The Navy has developed a new e-reader device that will allow Navy sailors on confined ships and submarines to more easily pass the time.
The Navy eReader Device, or NeRD, is a custom-made e-book device that functions similarly the Amazon Kindle or the Barnes & Noble Nook, with a couple of differences. The secure e-reader comes preloaded with a library of 300 titles, but unlike its commercial cousins, won’t have any Wi-Fi or cellular Internet connection capabilities.
The device is the result of a collaboration between the Navy General Library Program and Findaway World in order to provide a digital catalog of popular e-books to sailors. Findaway World has been providing audiobook content to the military since 2007.
The NeRD library will include a fixed selection of titles from a variety of genres, including fiction, nonfiction, best-sellers, history books and classics, according to CNN. For instance, popular books such as “Game of Thrones” series, “Ender’s Game” and “The Lord of the Rings” trilogy will be included. The device’s 300-book selection is only a small fraction of the Navy’s digital library, which contains 108,000 titles.

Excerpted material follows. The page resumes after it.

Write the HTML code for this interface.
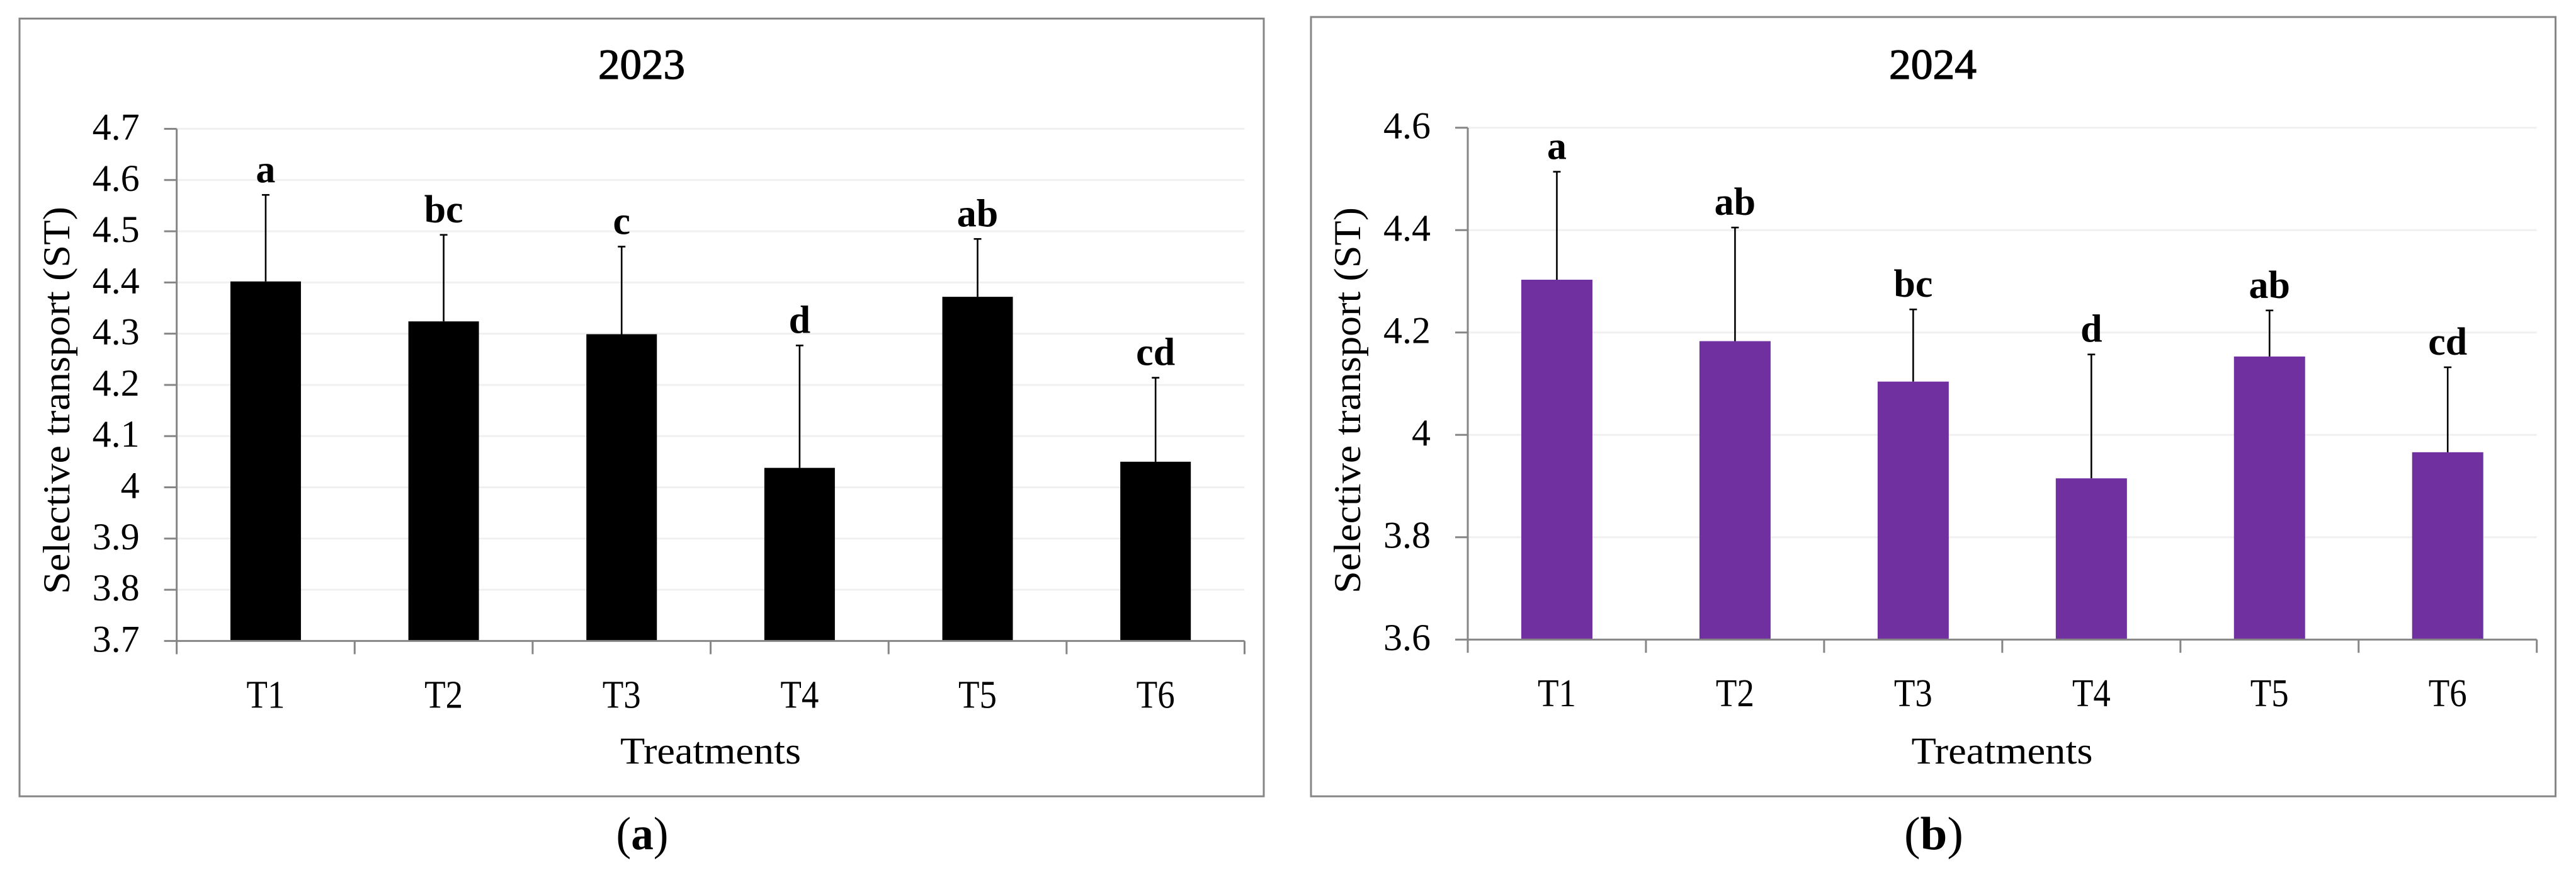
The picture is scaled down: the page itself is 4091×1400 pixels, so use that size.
<!DOCTYPE html>
<html lang="en">
<head>
<meta charset="utf-8">
<title>Selective transport 2023 and 2024</title>
<style>
html,body{margin:0;padding:0;background:#fff;}
body{width:4091px;height:1400px;overflow:hidden;}
svg{display:block;font-family:"Liberation Serif","DejaVu Serif",serif;}
</style>
</head>
<body>
<svg id="figure" xmlns="http://www.w3.org/2000/svg" width="4091" height="1400" viewBox="0 0 4091 1400">
  <rect width="4091" height="1400" fill="#ffffff"/>
  <g id="panel-a">
    <rect x="31" y="29.5" width="1976" height="1234.5" fill="#fff" stroke="#868686" stroke-width="3"/>
    <text x="1019" y="125" font-size="68" stroke="#000" stroke-width="1.3" text-anchor="middle" textLength="138" lengthAdjust="spacingAndGlyphs">2023</text>
    <text transform="translate(110,943) rotate(-90)" font-size="60" textLength="615" lengthAdjust="spacingAndGlyphs">Selective transport (ST)</text>
    <text x="1128.5" y="1212" font-size="60" text-anchor="middle" textLength="287" lengthAdjust="spacingAndGlyphs">Treatments</text>
    <text x="1020" y="1348" font-size="74" text-anchor="middle" textLength="83" lengthAdjust="spacingAndGlyphs">(<tspan font-weight="bold">a</tspan>)</text>
  </g>
  <g id="panel-b">
    <rect x="2082" y="27" width="1976.5" height="1237" fill="#fff" stroke="#868686" stroke-width="3"/>
    <text x="3069.5" y="125" font-size="68" stroke="#000" stroke-width="1.3" text-anchor="middle" textLength="139" lengthAdjust="spacingAndGlyphs">2024</text>
    <text transform="translate(2160,942) rotate(-90)" font-size="60" textLength="613" lengthAdjust="spacingAndGlyphs">Selective transport (ST)</text>
    <text x="3179.5" y="1212" font-size="60" text-anchor="middle" textLength="288" lengthAdjust="spacingAndGlyphs">Treatments</text>
    <text x="3071" y="1348" font-size="74" text-anchor="middle" textLength="94" lengthAdjust="spacingAndGlyphs">(<tspan font-weight="bold">b</tspan>)</text>
  </g>
</svg>
<script>
const categories = ['T1', 'T2', 'T3', 'T4', 'T5', 'T6'];

const ticks2023 = [3.7, 3.8, 3.9, 4, 4.1, 4.2, 4.3, 4.4, 4.5, 4.6, 4.7];
const values2023 = [4.402, 4.324, 4.299, 4.038, 4.372, 4.05];
const errors2023 = [0.169, 0.169, 0.171, 0.239, 0.113, 0.164];
const letters2023 = ['a', 'bc', 'c', 'd', 'ab', 'cd'];

const ticks2024 = [3.6, 3.8, 4, 4.2, 4.4, 4.6];
const values2024 = [4.303, 4.183, 4.104, 3.915, 4.153, 3.966];
const errors2024 = [0.211, 0.222, 0.141, 0.242, 0.09, 0.166];
const letters2024 = ['a', 'ab', 'bc', 'd', 'ab', 'cd'];

const SVG_NS = 'http://www.w3.org/2000/svg';

function mk(parent, tag, attrs, content) {
  const node = document.createElementNS(SVG_NS, tag);
  for (const key in attrs) node.setAttribute(key, attrs[key]);
  if (content !== undefined) node.textContent = content;
  parent.appendChild(node);
  return node;
}

function drawChart(parent, year, plot, ticks, values, errors, letters, color) {
  const yMin = ticks[0];
  const yMax = ticks[ticks.length - 1];
  const yScale = v => plot.bottom - (v - yMin) / (yMax - yMin) * (plot.bottom - plot.top);
  const band = (plot.right - plot.left) / categories.length;
  const xCenter = i => plot.left + band * (i + 0.5);
  const axisColor = '#868686';
  let el;

  ticks.forEach(t => {
    const y = yScale(t);
    if (t !== yMin) {
      el = mk(parent, 'line', {x1: plot.left, x2: plot.right, y1: y, y2: y, stroke: '#f0f0f0', 'stroke-width': 3});
      
      
    }
  });

  categories.forEach((cat, i) => {
    const top = yScale(values[i]);
    const errTop = yScale(values[i] + errors[i]);
    const cx = xCenter(i);

    el = mk(parent, 'line', {x1: cx, x2: cx, y1: top, y2: errTop, stroke: '#000', 'stroke-width': 2.6});
    
    

    el = mk(parent, 'line', {x1: cx - 6, x2: cx + 6, y1: errTop, y2: errTop, stroke: '#000', 'stroke-width': 2.6});
    
    

    el = mk(parent, 'rect', {x: cx - plot.barWidth / 2, y: top, width: plot.barWidth, height: plot.bottom - top, fill: color});
    
    

    el = mk(parent, 'text', {x: cx, y: errTop - 20, 'font-size': 62, 'font-weight': 'bold', 'text-anchor': 'middle'}, letters[i]);
    
    

    el = mk(parent, 'text', {x: cx, y: plot.bottom + 106, 'font-size': 62, 'text-anchor': 'middle', textLength: 61, lengthAdjust: 'spacingAndGlyphs'}, cat);
    
    
  });

  el = mk(parent, 'line', {x1: plot.left, x2: plot.left, y1: plot.top, y2: plot.bottom, stroke: axisColor, 'stroke-width': 3});
  
  

  el = mk(parent, 'line', {x1: plot.left, x2: plot.right, y1: plot.bottom, y2: plot.bottom, stroke: axisColor, 'stroke-width': 3});
  
  

  ticks.forEach(t => {
    const y = yScale(t);
    el = mk(parent, 'line', {x1: plot.left - 20, x2: plot.left, y1: y, y2: y, stroke: axisColor, 'stroke-width': 3});
    
    

    el = mk(parent, 'text', {x: plot.left - 59, y: y + 17, 'font-size': 60, 'text-anchor': 'end'}, String(t));
    
    
  });

  for (let i = 0; i <= categories.length; i++) {
    const x = plot.left + band * i;
    el = mk(parent, 'line', {x1: x, x2: x, y1: plot.bottom, y2: plot.bottom + 21, stroke: axisColor, 'stroke-width': 3});
    
    
  }
}

drawChart(document.getElementById('panel-a'), '2023',
  {left: 280.6, right: 1976.5, top: 204.5, bottom: 1017.4, barWidth: 112},
  ticks2023, values2023, errors2023, letters2023, '#000000');

drawChart(document.getElementById('panel-b'), '2024',
  {left: 2331, right: 4028.7, top: 202.7, bottom: 1015.2, barWidth: 113},
  ticks2024, values2024, errors2024, letters2024, '#7030A0');
</script>
</body>
</html>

The Navy is producing 365 devices at first, and is planning on distributing about five to each active submarine — Navy bookworms will have to share the devices.
The NeRD, which might seem archaic compared to commercial e-readers, solves two problems that the Navy faces.
First, the e-reader allows the Navy to deal with an inherent challenge on almost all maritime vessels — the lack of space. Putting library collections onto a submarine is extremely difficult because of physical storage restrictions. The NeRD is able to consolidate an entire library into a small, mobile format.
The device is also secure – it has none of connective capabilities of today’s e-readers and cell phones. This is particularly important in today’s electronic warfare environment as a single, stray device broadcasting a signal could lead adversaries to Navy vessels. Other devices that can broadcast signals also can be hacked.
“Navy Installations Command is constantly seeking to provide our proud sailors around the world with new tools and resources that can enrich their lives,” Nellie Moffitt, Navy General Library Program manager, said. “NeRD addresses this goal head-on, with a library of digital titles in a convenient and secure package that circumvents longstanding NGLP challenges in content storage.”